Input material:
-.-.-

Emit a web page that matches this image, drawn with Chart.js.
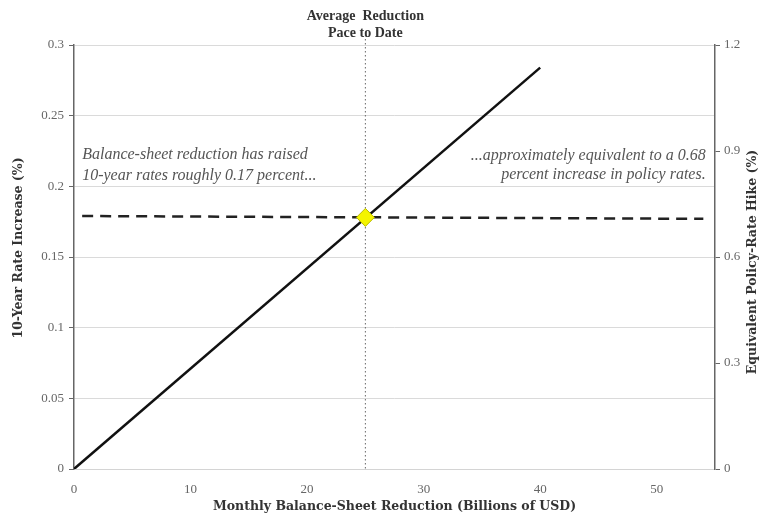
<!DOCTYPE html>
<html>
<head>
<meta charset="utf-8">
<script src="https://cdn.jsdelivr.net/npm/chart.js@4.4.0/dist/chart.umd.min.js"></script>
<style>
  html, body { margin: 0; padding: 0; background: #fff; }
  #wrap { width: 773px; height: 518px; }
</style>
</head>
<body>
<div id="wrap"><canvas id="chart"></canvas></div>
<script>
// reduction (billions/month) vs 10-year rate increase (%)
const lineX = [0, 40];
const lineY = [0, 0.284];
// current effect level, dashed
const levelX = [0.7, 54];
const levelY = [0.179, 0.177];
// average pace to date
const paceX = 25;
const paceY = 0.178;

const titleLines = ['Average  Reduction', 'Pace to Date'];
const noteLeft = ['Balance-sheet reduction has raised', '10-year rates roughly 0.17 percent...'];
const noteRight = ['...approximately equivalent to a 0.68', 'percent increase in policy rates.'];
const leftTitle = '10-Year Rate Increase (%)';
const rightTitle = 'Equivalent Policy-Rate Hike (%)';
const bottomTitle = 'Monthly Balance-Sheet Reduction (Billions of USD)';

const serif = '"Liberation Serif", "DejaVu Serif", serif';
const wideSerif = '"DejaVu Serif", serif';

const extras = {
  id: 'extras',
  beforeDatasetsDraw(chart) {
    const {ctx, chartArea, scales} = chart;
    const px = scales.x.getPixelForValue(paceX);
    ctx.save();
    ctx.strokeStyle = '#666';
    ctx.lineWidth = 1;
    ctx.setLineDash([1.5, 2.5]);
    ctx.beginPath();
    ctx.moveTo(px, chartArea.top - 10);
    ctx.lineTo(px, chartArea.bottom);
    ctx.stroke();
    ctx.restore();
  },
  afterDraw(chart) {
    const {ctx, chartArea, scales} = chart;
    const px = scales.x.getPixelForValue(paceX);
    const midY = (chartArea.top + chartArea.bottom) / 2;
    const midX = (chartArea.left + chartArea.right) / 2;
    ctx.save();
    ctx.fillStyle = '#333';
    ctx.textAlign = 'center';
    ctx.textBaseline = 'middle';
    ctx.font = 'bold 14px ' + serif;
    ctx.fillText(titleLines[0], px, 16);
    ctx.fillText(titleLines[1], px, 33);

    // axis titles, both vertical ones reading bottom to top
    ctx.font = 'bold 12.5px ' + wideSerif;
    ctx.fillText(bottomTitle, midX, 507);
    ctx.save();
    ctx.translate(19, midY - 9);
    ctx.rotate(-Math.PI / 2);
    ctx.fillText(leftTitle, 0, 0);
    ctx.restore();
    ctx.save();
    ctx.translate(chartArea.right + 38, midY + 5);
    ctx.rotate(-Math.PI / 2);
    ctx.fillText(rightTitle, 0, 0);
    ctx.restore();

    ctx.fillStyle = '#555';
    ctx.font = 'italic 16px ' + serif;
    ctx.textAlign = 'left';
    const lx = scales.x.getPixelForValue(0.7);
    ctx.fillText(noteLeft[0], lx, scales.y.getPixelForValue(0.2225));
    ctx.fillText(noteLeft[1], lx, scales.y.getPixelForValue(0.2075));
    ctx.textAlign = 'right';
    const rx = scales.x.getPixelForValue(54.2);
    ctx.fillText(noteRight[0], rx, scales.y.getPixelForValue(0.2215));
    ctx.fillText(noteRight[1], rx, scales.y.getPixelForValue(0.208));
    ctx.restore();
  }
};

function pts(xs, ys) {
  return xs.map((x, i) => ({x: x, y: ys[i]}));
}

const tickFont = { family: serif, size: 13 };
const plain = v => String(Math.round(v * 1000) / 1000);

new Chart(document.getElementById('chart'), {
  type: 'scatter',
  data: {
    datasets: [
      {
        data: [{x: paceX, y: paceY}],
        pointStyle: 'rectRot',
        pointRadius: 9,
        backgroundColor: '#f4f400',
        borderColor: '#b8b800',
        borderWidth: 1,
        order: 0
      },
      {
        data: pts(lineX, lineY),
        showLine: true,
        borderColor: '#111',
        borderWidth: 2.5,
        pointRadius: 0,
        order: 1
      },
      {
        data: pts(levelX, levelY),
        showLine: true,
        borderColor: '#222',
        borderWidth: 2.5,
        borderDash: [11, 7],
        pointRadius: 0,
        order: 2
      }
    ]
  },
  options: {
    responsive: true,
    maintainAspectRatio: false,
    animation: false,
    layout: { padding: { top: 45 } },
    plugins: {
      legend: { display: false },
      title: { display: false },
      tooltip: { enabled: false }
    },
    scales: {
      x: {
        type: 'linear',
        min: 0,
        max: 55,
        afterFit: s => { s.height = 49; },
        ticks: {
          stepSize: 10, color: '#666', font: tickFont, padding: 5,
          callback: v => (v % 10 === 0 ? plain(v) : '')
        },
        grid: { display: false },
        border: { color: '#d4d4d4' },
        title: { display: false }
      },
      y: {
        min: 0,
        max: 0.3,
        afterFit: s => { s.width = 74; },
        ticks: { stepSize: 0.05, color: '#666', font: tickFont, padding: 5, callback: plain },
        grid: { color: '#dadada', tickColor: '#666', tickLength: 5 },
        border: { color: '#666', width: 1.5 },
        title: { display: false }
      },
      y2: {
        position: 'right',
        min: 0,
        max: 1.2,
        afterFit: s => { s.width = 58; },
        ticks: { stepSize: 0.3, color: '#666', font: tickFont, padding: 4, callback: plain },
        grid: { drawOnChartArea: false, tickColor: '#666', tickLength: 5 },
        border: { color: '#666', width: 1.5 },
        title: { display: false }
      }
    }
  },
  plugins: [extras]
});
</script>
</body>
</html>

-.-.-

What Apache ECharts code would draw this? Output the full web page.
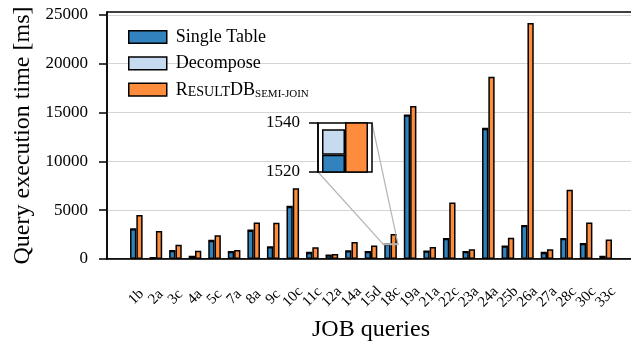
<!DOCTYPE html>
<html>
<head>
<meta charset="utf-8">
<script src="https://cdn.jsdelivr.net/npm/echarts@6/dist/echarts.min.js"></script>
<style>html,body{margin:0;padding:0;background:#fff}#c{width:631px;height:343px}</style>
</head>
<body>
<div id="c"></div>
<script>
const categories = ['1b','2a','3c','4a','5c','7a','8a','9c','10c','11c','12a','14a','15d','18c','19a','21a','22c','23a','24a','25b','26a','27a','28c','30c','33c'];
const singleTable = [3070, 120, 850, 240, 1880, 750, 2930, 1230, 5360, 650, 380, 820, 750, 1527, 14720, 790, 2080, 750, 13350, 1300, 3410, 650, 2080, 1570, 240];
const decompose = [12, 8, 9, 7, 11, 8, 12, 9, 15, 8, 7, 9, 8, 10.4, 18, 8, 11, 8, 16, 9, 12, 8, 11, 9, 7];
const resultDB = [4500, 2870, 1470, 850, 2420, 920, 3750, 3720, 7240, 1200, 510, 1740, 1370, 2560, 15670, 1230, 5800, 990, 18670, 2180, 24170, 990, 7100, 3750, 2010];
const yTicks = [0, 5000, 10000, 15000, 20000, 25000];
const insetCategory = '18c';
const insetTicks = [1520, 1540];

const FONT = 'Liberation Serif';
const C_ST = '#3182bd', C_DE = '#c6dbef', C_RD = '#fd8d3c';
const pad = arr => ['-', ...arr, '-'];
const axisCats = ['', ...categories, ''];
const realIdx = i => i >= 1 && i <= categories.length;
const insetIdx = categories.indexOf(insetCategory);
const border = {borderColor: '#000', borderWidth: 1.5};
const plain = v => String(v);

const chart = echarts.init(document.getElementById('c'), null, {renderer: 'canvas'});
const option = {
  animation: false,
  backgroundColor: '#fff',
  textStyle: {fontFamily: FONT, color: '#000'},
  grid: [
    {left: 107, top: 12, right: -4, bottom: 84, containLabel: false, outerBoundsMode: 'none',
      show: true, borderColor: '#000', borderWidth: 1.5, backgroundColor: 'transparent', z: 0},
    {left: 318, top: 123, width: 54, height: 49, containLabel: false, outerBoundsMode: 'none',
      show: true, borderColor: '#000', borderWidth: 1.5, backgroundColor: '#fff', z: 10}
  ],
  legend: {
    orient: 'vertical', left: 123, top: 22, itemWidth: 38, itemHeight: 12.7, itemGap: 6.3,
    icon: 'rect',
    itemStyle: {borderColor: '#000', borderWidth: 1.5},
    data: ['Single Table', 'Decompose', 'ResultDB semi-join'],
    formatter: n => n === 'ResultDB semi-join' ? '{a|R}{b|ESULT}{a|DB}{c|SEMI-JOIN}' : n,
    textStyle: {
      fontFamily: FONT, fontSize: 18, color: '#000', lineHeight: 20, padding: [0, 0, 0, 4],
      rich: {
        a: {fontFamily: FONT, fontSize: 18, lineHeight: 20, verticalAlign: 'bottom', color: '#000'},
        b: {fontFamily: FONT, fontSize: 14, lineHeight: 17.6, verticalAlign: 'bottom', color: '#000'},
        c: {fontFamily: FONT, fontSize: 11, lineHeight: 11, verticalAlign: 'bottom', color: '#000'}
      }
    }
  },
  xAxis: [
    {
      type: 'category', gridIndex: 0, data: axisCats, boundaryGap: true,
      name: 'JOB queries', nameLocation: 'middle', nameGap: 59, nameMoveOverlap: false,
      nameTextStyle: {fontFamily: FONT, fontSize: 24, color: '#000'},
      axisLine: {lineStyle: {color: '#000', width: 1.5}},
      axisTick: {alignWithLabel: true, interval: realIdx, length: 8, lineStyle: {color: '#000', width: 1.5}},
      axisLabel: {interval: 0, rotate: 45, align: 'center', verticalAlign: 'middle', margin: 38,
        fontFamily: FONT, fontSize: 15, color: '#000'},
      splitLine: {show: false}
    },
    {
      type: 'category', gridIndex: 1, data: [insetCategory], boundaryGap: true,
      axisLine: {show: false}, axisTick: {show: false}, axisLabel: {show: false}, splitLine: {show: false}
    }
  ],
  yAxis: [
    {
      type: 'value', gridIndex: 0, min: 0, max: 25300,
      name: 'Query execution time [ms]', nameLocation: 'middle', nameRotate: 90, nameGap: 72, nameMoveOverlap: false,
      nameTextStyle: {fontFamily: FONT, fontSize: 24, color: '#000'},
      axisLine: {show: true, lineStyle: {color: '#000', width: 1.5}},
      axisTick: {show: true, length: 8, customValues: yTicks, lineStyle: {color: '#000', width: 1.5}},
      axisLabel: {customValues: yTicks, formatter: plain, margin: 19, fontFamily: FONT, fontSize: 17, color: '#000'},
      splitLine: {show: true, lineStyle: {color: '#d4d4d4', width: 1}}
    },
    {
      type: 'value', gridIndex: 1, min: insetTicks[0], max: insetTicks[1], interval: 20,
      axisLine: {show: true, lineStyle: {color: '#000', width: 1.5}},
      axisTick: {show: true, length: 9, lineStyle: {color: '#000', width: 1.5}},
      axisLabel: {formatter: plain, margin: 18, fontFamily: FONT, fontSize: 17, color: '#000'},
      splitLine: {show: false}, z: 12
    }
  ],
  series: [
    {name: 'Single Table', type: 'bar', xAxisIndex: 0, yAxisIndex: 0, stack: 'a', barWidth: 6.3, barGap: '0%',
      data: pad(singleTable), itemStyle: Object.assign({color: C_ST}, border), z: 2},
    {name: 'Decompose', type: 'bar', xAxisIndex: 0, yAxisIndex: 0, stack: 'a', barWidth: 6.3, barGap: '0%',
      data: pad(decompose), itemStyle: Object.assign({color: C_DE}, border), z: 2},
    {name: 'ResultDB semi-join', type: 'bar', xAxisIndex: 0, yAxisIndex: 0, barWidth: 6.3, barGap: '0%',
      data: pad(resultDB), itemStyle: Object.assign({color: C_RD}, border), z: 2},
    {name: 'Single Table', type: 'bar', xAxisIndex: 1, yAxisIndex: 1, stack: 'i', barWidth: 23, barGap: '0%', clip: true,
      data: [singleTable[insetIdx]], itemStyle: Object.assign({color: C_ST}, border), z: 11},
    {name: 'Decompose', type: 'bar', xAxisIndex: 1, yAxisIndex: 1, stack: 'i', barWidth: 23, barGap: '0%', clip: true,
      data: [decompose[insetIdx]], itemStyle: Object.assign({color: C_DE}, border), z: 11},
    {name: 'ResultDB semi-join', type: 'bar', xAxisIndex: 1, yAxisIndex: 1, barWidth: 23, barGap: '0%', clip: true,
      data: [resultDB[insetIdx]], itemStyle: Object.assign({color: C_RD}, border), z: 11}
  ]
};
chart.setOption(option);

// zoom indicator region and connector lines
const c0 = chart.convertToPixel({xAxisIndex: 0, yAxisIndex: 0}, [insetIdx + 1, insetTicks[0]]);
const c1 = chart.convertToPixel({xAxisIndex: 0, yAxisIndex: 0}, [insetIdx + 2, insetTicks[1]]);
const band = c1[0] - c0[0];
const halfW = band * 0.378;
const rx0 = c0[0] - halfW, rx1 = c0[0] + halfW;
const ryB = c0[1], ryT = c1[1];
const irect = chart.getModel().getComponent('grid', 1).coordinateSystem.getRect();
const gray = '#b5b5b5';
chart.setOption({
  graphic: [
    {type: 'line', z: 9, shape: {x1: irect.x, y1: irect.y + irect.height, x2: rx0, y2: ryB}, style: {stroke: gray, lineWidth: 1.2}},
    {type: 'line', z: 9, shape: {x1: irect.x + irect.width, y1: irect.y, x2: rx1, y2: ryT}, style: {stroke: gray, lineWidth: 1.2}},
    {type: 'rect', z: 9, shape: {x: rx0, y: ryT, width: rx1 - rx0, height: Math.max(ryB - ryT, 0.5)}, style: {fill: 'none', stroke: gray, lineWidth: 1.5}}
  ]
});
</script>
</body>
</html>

-.-.-

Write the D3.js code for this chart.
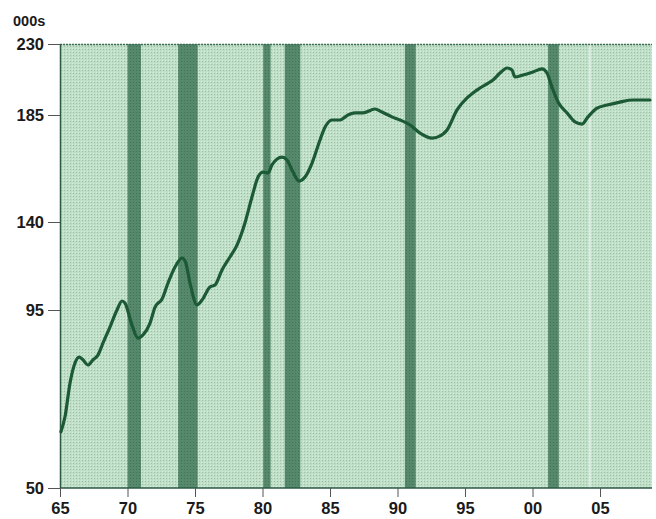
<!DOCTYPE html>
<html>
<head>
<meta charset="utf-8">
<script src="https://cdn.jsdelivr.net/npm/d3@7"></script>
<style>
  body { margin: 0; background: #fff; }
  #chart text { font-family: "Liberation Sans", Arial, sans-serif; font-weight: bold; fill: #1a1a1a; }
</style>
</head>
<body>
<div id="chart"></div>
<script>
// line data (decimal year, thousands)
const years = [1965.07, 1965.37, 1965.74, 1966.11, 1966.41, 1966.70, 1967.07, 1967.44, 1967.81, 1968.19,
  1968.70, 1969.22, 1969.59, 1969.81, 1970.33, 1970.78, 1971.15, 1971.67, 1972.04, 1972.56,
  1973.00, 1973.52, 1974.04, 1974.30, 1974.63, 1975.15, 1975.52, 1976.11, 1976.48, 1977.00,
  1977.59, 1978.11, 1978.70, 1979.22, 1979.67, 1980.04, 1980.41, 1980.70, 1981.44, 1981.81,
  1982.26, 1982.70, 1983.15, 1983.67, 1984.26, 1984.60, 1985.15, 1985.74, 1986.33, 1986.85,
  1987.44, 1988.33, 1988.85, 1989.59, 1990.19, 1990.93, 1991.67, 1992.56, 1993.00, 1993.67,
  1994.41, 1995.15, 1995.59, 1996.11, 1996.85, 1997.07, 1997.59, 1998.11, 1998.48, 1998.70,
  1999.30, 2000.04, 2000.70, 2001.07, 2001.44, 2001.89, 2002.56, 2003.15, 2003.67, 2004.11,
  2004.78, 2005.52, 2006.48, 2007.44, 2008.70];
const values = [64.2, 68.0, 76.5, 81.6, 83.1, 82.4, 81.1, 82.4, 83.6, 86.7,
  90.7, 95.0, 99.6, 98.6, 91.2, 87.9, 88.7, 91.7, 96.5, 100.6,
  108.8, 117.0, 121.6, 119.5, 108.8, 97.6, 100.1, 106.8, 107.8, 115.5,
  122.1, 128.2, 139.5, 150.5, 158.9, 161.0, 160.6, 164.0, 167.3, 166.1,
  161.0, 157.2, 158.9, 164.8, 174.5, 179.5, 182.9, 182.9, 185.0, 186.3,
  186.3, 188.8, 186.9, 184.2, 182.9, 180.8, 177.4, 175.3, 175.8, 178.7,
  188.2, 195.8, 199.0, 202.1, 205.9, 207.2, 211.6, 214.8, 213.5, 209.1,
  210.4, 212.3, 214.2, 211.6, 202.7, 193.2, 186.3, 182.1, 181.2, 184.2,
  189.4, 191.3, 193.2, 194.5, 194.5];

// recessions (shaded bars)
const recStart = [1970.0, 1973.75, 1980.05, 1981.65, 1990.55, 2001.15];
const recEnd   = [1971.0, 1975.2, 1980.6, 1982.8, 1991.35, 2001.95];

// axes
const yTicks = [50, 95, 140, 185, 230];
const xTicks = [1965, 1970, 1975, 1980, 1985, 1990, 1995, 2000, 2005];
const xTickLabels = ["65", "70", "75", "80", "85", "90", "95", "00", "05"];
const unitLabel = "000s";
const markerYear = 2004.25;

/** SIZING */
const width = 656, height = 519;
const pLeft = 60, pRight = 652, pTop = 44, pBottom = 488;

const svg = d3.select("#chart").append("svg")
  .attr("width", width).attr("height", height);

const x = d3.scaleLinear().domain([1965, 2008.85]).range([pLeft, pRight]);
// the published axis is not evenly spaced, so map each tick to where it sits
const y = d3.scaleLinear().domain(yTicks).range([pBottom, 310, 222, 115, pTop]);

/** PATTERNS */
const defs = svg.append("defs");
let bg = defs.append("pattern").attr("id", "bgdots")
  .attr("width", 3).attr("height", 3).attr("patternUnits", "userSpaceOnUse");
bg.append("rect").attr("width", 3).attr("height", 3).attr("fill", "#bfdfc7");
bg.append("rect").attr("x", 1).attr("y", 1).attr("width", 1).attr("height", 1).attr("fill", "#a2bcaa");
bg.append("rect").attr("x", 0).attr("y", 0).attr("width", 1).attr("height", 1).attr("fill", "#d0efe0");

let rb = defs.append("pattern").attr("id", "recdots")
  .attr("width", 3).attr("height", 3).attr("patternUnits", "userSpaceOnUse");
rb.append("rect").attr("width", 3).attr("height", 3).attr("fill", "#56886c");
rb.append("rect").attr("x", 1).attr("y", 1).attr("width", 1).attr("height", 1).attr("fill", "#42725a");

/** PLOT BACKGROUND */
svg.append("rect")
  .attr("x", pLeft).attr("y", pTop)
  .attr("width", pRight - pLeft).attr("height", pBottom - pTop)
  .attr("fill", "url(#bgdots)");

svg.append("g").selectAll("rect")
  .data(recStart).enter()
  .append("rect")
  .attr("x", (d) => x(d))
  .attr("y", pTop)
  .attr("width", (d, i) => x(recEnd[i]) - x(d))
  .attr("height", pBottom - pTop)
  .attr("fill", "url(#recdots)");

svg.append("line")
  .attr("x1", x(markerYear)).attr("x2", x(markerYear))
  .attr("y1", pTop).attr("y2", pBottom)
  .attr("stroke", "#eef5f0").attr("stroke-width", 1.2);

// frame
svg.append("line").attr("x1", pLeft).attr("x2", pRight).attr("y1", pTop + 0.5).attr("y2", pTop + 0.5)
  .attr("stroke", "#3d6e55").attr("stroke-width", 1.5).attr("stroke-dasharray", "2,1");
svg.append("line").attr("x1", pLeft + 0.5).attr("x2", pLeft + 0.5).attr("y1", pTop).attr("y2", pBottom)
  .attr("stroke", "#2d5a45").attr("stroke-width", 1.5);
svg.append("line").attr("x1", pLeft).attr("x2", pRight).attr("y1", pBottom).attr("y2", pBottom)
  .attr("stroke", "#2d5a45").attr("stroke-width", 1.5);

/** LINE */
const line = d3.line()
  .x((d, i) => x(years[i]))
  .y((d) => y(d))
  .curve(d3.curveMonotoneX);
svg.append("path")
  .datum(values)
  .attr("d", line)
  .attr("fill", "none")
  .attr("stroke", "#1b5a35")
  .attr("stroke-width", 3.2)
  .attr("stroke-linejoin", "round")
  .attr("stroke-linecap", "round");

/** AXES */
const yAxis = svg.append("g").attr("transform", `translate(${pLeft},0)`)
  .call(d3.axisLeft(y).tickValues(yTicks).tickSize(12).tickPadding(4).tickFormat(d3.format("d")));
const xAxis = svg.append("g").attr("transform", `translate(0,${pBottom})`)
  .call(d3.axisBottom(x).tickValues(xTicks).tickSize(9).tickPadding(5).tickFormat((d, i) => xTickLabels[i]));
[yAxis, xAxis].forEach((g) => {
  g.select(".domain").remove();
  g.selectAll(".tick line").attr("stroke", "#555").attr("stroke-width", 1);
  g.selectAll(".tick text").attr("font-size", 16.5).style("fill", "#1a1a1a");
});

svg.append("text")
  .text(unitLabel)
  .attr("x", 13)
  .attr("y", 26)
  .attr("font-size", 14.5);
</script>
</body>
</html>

-.-.-

Work instructions:
Gather from the data above every line with the string "code".

Task output:
What Apache ECharts code would draw this? Output the full web page.
Write the D3.js code for this chart.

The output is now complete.